Do this =>
Word for word, extract the first line of the records below and each line after it, up to and including the line with "import * as". Pictures are left out.

Records for processing =>
○ ○ ○ ○ ○ ○ ○

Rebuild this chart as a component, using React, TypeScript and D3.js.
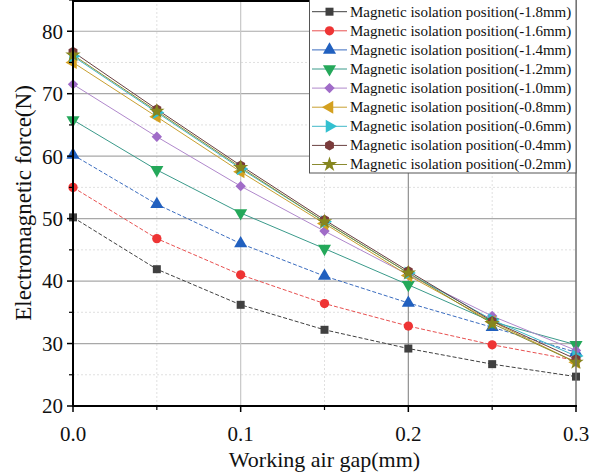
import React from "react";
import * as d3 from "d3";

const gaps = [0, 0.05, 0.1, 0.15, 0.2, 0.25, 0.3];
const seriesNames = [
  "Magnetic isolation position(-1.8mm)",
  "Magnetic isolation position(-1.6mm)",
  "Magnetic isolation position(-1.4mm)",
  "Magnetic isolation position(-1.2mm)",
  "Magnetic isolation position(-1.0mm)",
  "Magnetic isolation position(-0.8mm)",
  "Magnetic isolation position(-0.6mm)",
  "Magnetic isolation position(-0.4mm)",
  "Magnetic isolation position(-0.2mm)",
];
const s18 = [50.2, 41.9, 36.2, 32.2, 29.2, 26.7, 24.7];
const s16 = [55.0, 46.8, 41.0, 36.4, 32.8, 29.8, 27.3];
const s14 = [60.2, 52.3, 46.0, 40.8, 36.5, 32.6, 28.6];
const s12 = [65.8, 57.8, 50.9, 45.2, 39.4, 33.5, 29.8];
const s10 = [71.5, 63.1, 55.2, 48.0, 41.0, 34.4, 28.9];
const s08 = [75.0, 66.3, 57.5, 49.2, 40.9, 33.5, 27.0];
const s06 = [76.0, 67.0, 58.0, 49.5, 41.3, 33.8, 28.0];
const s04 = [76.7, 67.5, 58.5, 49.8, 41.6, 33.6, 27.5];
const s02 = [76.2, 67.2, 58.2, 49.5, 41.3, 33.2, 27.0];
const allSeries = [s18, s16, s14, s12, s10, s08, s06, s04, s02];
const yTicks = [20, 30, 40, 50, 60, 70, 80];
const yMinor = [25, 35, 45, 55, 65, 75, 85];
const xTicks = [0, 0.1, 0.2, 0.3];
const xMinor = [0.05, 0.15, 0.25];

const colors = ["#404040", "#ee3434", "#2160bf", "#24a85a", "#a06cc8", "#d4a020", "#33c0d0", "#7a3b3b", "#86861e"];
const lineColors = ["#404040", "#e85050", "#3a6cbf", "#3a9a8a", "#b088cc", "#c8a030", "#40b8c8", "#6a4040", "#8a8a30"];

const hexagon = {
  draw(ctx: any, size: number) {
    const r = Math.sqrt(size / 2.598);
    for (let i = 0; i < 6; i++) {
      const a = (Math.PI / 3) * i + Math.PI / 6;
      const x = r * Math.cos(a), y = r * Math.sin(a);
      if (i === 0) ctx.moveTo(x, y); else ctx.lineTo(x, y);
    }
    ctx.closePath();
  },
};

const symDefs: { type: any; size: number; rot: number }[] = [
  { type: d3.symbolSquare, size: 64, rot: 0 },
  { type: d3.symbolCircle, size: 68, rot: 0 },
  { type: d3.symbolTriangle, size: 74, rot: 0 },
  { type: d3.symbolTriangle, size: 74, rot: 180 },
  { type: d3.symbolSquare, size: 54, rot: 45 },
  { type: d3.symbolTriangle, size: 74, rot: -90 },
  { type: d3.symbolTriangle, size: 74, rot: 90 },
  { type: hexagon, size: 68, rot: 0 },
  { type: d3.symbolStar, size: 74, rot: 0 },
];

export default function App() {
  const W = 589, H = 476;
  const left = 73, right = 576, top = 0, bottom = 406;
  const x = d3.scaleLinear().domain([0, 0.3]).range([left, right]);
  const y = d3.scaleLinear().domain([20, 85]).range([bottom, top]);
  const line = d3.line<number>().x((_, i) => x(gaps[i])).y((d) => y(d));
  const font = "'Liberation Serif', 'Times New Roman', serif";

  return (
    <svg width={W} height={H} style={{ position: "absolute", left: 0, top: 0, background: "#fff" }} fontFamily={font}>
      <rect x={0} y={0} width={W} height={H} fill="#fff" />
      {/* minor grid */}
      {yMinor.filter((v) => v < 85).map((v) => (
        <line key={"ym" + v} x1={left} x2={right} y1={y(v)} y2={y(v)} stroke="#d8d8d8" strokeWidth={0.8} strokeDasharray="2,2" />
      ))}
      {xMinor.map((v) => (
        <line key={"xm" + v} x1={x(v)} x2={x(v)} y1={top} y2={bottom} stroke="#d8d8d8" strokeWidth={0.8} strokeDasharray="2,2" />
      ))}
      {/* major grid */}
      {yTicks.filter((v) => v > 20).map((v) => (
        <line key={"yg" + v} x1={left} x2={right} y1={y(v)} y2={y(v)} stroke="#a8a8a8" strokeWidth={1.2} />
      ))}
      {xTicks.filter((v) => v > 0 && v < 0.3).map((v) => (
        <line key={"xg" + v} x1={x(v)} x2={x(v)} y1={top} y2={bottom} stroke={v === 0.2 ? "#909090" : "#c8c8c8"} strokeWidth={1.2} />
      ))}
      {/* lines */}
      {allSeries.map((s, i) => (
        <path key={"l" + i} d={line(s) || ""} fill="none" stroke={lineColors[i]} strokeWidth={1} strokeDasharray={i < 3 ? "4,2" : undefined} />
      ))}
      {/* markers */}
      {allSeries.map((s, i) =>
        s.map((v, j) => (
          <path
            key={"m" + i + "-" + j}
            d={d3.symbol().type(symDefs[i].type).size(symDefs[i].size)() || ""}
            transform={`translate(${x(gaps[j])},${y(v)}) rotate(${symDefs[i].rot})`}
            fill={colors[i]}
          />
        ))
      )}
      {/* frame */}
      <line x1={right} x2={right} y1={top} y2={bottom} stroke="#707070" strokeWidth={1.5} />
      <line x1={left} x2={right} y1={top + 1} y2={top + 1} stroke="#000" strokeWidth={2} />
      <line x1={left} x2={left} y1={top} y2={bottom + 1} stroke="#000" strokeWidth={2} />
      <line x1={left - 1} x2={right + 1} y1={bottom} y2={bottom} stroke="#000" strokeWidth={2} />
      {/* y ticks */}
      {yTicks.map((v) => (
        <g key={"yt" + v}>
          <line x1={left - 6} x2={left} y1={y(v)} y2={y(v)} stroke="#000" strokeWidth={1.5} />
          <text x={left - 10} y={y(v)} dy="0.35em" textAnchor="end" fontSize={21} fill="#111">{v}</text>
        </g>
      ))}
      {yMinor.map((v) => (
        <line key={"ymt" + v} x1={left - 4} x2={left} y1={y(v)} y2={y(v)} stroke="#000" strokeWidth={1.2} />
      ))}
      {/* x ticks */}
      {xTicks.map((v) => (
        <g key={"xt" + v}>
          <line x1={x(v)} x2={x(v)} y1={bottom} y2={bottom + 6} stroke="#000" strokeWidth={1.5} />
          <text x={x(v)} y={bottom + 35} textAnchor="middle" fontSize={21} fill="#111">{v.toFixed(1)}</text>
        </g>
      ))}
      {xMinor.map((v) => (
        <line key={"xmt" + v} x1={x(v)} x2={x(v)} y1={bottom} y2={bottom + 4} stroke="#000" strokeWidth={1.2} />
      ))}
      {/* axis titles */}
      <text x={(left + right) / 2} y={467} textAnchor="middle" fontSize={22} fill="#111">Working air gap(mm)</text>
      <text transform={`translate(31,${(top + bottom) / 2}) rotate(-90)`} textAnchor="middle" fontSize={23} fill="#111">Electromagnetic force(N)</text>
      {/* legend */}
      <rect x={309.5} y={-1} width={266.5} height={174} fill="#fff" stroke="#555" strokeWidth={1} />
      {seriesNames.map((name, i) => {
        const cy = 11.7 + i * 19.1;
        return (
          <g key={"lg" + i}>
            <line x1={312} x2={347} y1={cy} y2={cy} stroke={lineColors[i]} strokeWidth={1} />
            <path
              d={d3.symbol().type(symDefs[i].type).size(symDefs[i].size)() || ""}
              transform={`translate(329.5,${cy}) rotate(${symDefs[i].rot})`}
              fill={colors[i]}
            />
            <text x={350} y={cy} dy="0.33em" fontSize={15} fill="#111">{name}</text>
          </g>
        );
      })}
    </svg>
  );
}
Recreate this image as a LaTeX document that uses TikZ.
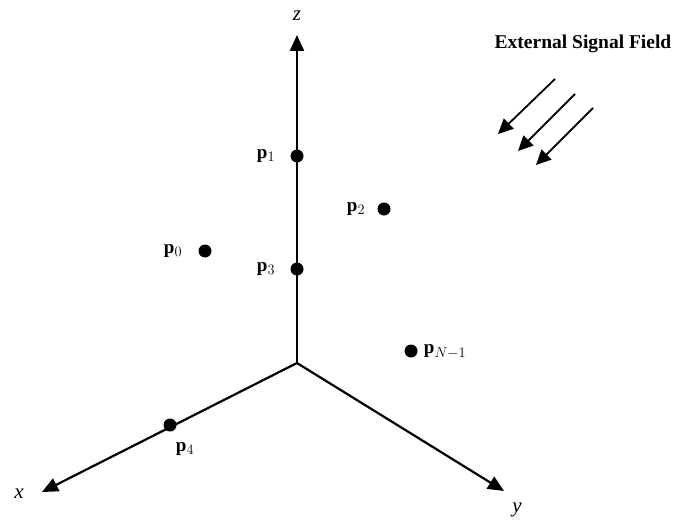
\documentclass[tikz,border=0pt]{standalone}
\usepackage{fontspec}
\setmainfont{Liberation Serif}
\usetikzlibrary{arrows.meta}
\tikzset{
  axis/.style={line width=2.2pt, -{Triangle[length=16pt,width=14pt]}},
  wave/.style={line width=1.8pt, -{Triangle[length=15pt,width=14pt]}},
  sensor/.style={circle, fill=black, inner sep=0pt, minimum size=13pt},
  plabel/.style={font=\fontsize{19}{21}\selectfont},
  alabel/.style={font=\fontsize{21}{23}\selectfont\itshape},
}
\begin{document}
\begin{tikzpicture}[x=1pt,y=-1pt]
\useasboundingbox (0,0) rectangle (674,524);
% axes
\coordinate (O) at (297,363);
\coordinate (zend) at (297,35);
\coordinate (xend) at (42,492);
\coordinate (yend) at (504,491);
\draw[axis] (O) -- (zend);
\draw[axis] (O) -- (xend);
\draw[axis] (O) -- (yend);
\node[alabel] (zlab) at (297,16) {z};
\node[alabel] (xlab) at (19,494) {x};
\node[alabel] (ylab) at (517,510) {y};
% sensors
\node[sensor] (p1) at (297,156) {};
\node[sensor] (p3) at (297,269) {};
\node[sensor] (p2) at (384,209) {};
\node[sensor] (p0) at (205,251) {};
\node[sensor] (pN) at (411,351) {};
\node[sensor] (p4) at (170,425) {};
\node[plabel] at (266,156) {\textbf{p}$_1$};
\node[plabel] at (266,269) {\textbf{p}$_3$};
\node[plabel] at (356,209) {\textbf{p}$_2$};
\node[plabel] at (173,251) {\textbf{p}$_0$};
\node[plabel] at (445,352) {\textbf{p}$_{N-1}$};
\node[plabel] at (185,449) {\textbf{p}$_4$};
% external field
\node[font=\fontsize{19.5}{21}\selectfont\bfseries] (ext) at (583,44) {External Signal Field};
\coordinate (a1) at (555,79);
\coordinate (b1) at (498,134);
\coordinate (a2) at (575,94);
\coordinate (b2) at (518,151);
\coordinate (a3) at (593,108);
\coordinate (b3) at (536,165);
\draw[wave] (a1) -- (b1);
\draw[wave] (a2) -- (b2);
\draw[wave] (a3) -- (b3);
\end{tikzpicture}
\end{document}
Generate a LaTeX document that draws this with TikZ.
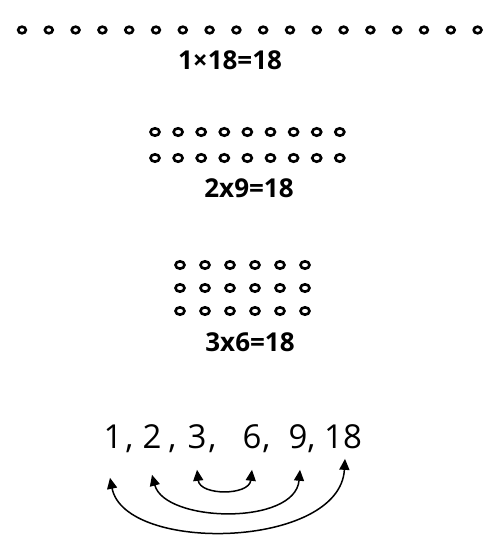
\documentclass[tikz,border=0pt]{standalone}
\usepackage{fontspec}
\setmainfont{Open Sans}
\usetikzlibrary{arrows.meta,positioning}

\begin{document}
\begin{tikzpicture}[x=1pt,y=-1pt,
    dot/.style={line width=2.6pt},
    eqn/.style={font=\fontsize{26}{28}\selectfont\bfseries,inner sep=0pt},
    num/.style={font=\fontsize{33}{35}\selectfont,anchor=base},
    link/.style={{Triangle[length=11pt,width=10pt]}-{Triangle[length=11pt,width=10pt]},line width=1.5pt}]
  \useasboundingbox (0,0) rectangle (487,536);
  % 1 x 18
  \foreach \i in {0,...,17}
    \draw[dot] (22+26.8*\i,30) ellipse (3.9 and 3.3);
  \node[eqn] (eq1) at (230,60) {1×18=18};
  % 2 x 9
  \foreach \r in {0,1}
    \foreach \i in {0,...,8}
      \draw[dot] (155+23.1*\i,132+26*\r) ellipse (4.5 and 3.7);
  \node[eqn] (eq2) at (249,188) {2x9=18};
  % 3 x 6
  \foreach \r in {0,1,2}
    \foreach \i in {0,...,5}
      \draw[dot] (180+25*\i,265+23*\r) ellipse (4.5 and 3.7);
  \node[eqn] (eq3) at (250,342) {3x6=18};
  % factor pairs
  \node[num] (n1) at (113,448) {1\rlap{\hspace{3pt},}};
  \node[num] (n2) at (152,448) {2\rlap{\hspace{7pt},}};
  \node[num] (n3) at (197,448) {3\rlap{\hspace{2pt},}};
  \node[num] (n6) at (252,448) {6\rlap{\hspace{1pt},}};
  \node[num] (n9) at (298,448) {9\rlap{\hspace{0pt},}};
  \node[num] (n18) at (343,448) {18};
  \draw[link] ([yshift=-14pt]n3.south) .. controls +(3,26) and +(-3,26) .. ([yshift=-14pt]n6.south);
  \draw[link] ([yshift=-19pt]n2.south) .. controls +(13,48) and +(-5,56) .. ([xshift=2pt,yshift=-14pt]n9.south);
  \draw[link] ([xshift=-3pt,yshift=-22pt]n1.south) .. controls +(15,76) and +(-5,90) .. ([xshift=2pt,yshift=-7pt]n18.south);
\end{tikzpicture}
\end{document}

○ ○ ○ ○ ○ ○ ○

Written solution =>
Rebuild this chart as a component, using React, TypeScript and D3.js.
import React from "react";
import * as d3 from "d3";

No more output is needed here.